La porte par laquelle nous entrons dans l'escalier qui doit nous conduire à l'étage supérieur est encadrée par des montants et un tympan en marbre. Les marches de l'escalier sont également en marbre. On arrive d'abord sur un palier en face duquel se trouve la porte des cuisines actuelles du palais. Ces cuisines sont installées dans une maison qui faisait partie des dépendances de Dar oum en-Noun, patrimoine d'El-Hadj Ahmed bey; elle n'a rien qui se prête à la description: la cour, véritable puits où l'air pénètre avec difficulté, est très-étroite et entourée de deux étages d'arcades. Du palier dont nous venons de parler l'escalier de marbre tourne brusquement à droite et atteint la galerie du premier étage, fidèle répétition du cloître qui existe au rez-de-chaussée. Seulement, ici les colonnades sont plus sveltes, et, par suite, les arcades plus légères. Autour du péristyle et à hauteur d'appui règne une balustrade en bois peint. Le sol est en marbre et en faïences de couleur. La principale des galeries, celle qui fait face à l'escalier, est fermée par un vitrage que nous y avons placé nous-mêmes. Au fond, dans la partie la plus apparente, se voit une grande plaque de marbre scellée depuis peu et sur laquelle on lit cette inscription commémorative, gravée en lettres

d'or:

1865

VOYAGE EN ALGÉRIE

DE S. M. L'EMPEREUR NAPOLÉON III

L'Empereur a habité ce palais les 28, 29 mai,
3 et 4 juin.

Sur cette galerie, se trouvait autrefois l'entrée de plusieurs chambres. On a abattu les anciens murs de séparation, et on est parvenu ainsi à faire deux vastes pièces carrées. L'une d'elles sert de salle à manger, avec office y attenant, et l'autre de salon officiel de réception. Les jours de grande fête, on ôte les portes de communication et on improvise de cette manière deux pièces spacieuses où peut se presser la foule des danseurs.

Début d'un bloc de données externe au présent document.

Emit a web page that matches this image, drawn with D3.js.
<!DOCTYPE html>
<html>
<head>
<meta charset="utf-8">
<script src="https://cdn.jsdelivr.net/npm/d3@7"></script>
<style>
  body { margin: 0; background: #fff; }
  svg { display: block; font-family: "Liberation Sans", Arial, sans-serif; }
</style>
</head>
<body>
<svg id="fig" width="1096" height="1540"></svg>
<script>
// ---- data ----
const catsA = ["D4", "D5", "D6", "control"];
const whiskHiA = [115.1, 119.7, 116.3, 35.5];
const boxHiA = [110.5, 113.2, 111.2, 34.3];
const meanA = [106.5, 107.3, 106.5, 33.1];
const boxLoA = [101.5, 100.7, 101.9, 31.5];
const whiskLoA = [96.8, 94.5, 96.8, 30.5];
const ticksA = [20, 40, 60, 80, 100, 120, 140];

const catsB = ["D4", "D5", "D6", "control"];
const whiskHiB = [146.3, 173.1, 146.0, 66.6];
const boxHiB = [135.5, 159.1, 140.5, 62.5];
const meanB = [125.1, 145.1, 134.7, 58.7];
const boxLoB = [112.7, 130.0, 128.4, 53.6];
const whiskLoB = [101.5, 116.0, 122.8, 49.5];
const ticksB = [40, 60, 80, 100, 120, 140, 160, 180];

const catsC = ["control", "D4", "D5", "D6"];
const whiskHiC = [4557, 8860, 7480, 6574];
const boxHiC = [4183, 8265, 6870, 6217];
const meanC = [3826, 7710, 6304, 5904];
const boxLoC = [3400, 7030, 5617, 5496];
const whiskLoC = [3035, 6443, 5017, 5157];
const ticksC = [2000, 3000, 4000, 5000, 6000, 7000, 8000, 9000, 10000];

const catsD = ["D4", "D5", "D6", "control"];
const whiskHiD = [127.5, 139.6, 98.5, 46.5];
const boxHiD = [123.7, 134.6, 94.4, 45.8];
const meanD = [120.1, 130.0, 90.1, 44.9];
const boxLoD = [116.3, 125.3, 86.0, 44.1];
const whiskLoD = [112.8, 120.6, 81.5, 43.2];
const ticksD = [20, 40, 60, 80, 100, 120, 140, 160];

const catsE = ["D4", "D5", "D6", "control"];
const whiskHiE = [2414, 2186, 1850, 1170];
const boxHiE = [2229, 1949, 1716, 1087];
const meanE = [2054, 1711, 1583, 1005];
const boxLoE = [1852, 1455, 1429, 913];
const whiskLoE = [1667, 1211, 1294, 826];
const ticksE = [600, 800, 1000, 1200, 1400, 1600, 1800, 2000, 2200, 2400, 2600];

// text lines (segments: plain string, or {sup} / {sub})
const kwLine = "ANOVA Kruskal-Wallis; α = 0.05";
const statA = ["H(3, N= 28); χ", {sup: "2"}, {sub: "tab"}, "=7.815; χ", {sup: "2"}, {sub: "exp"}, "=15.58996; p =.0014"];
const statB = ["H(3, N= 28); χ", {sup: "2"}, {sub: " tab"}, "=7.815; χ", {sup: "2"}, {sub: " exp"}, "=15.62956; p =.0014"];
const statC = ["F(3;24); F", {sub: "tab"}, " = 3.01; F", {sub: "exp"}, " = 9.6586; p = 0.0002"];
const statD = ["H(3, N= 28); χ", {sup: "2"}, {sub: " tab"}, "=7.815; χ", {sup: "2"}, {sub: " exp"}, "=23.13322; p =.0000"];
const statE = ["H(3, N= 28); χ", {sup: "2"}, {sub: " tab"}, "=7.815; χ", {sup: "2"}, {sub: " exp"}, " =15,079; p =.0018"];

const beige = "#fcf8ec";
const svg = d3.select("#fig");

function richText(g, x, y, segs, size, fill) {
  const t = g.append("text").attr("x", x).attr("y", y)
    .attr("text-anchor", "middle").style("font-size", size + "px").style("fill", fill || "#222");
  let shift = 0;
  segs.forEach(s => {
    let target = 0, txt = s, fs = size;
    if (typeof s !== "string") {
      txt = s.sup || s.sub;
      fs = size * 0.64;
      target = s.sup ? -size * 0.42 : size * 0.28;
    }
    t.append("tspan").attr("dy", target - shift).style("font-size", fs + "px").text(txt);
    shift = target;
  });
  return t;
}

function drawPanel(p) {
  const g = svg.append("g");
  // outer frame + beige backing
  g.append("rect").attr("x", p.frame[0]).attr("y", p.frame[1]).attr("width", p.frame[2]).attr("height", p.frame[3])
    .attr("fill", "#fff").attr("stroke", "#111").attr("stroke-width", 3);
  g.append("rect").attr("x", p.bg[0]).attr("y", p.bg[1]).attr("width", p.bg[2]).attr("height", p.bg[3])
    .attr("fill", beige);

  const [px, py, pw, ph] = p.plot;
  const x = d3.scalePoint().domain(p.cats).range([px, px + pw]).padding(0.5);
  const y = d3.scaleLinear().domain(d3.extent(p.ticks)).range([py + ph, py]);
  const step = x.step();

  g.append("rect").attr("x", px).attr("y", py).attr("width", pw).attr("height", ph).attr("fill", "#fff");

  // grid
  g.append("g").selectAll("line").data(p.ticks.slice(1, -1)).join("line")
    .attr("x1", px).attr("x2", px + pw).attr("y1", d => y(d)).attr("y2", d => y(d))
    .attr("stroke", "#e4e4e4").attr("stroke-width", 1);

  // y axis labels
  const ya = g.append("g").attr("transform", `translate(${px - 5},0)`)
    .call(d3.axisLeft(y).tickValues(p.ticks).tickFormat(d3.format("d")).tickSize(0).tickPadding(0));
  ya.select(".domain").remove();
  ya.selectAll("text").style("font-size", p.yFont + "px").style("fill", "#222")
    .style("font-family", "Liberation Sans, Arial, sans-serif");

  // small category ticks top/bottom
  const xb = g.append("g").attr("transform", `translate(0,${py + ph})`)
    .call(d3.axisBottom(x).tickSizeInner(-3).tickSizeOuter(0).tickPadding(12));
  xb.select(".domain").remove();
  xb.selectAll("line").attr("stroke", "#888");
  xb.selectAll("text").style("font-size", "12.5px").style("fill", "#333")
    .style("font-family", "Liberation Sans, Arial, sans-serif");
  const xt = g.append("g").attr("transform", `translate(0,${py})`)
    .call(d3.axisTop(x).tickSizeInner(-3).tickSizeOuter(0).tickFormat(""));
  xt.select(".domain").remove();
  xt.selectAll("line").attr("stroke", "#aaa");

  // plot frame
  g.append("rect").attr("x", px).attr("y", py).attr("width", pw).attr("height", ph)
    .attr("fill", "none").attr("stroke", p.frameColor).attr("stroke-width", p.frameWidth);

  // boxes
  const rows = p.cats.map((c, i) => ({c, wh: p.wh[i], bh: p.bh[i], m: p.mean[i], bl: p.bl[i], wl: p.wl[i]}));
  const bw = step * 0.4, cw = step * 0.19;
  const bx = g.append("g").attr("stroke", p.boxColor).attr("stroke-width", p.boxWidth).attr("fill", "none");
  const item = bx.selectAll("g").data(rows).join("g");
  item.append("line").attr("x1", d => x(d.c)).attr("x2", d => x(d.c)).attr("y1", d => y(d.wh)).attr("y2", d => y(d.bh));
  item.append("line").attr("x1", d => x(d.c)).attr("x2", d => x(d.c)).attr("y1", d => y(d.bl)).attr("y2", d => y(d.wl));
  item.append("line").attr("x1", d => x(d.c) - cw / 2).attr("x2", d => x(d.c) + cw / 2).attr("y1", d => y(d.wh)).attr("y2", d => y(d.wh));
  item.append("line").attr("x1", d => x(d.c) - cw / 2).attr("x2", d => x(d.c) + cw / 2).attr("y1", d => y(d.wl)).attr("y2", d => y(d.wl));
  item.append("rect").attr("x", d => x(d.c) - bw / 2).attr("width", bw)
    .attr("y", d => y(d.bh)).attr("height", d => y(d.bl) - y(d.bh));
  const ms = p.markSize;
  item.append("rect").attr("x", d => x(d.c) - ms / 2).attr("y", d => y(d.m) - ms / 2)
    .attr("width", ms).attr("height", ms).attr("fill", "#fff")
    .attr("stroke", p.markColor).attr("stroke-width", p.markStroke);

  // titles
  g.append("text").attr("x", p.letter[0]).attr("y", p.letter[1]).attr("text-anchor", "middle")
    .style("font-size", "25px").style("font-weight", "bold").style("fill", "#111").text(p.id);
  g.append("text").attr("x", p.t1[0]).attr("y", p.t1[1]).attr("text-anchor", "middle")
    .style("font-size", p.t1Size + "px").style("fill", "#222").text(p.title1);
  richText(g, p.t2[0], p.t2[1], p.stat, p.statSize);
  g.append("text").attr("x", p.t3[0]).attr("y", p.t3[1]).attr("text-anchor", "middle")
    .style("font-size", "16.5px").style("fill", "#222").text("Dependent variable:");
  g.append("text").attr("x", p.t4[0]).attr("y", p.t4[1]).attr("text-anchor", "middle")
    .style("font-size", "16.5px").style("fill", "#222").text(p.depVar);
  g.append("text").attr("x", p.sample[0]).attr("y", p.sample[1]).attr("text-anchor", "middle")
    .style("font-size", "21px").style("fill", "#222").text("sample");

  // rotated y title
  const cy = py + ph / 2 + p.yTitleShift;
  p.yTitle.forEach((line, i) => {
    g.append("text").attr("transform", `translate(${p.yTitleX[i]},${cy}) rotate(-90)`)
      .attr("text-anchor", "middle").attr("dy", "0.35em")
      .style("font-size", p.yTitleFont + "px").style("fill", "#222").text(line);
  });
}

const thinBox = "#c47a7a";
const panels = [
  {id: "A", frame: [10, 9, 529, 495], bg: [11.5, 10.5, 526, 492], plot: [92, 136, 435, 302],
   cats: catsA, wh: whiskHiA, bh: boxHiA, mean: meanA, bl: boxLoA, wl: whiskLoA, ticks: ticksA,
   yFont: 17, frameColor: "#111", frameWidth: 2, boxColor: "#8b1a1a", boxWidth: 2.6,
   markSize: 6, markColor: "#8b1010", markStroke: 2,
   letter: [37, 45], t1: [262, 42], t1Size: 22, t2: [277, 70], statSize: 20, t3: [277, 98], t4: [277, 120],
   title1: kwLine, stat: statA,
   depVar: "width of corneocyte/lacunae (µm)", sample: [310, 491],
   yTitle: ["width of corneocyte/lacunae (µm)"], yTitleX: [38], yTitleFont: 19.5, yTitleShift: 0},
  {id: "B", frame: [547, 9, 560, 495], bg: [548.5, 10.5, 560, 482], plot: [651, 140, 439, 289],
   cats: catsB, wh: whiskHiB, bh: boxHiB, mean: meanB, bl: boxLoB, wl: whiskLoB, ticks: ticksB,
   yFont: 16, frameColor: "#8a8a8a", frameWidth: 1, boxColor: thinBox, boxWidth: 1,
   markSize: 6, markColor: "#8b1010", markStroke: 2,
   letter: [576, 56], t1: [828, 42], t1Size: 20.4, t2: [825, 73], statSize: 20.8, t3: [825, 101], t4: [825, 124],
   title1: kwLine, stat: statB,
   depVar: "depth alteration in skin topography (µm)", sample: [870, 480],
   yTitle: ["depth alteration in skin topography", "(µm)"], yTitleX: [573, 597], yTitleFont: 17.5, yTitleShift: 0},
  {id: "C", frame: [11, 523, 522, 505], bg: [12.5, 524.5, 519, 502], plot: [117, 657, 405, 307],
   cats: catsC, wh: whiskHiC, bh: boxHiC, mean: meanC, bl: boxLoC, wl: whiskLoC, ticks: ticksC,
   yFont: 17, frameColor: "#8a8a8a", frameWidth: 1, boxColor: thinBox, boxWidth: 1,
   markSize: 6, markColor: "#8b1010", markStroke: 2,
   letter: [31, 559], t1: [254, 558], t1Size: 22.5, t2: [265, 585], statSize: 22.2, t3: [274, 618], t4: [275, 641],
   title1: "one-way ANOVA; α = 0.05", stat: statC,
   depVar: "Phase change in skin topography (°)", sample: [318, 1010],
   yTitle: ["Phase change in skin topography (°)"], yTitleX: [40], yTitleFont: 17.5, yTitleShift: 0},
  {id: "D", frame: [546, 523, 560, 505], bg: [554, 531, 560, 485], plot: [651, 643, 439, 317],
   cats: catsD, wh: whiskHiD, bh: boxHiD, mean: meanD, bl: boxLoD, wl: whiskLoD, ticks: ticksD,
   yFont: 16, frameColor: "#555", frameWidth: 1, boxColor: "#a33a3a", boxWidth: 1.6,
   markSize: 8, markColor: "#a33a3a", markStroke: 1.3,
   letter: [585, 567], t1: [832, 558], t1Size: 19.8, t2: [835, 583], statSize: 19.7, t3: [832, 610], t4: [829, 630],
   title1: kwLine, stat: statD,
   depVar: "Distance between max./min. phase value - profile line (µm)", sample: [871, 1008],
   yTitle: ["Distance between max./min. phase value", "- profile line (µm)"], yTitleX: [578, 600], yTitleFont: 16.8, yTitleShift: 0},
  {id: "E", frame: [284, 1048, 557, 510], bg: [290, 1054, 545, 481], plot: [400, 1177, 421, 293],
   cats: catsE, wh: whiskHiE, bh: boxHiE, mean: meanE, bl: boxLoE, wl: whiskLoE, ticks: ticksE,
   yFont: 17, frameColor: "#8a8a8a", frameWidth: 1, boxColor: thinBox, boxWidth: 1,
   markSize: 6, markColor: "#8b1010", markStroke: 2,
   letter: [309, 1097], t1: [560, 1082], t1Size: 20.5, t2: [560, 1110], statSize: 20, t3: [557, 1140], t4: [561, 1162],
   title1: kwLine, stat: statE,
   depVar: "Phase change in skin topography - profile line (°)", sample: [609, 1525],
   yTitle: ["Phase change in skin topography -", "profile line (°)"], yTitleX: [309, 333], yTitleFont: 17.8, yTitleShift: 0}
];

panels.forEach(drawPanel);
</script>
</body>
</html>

Dans le grand salon, on voit une immense glace de Venise, surmontée de trumeaux en bois doré, que le bey fit venir avec beaucoup de peine d'Italie. Puis on remarque un très-beau portrait en pied de l'Empereur, par Wintherhalter, donné par S. M. à l'hôtel de la division.

Par l'une des portes latérales du grand salon de réception nous pénétrons maintenant dans la salle dite des Trophées. Celle-ci a une physionomie toute particulière qui séduit au premier aspect. Trois colonnes de marbre minces et cannelées en spirale se dressent avec élégance,

servant de supports aux ais du plafond, auxquels sont suspendues des lanternes coloriées d'un fort joli modèle, ainsi que deux lustres avec girandoles en verroterie dans le goût italien, qui datent du temps du bey. Dans le milieu de la longueur de la pièce, on voit un koubou entouré de divans. A droite et à gauche de cette alcôve, existent deux portes dont les panneaux sont recouverts en entier par de grandes glaces enserrées dans une boiserie garnie d'enluminures. La porte de droite donne dans un petit cabinet; celle qui lui fait pendant ouvre dans un autre petit salon que nous visiterons tout-à-l'heure. Trois fenêtres prennent jour sur une galerie, une autre sur un jardin, et enfin au fond existe un balcon, sorte de belveder, d'où le visiteur peut contempler à loisir les jardins et l'ensemble du péristyle de la cour dite de l'État-Major.

Les murs latéraux de la salle des Trophées sont couverts de grandes rosaces aux couleurs éclatantes; des faïences vernies garnissent le sol et lambrissent une partie de la muraille entre chaque fenêtre. Celles-ci sont garnies de volets à double ventail, revêtus de miroirs à l'intérieur et de ravissantes arabesques en cèdre du côté opposé. Ces arabesques sont d'un haut intérêt comme œuvre de sculture. On dirait des festons ou des découpures appliquées sur une surface unie; ce sont autant de lianes s'enroulant avec symétrie et d'un goût de dessin parfait.

On voit encore dans cette chambre, qui était autrefois le logement de Fathma, fille du bey, un échantillon fort curieux de l'ancien mobilier : c'est une applique pour bougies, ayant la forme d'un coquetier, que l'on surmontait d'un œuf d'autruche. Cette applique est en bronze doré, avec trois branches auxquelles on plaçait les bougies.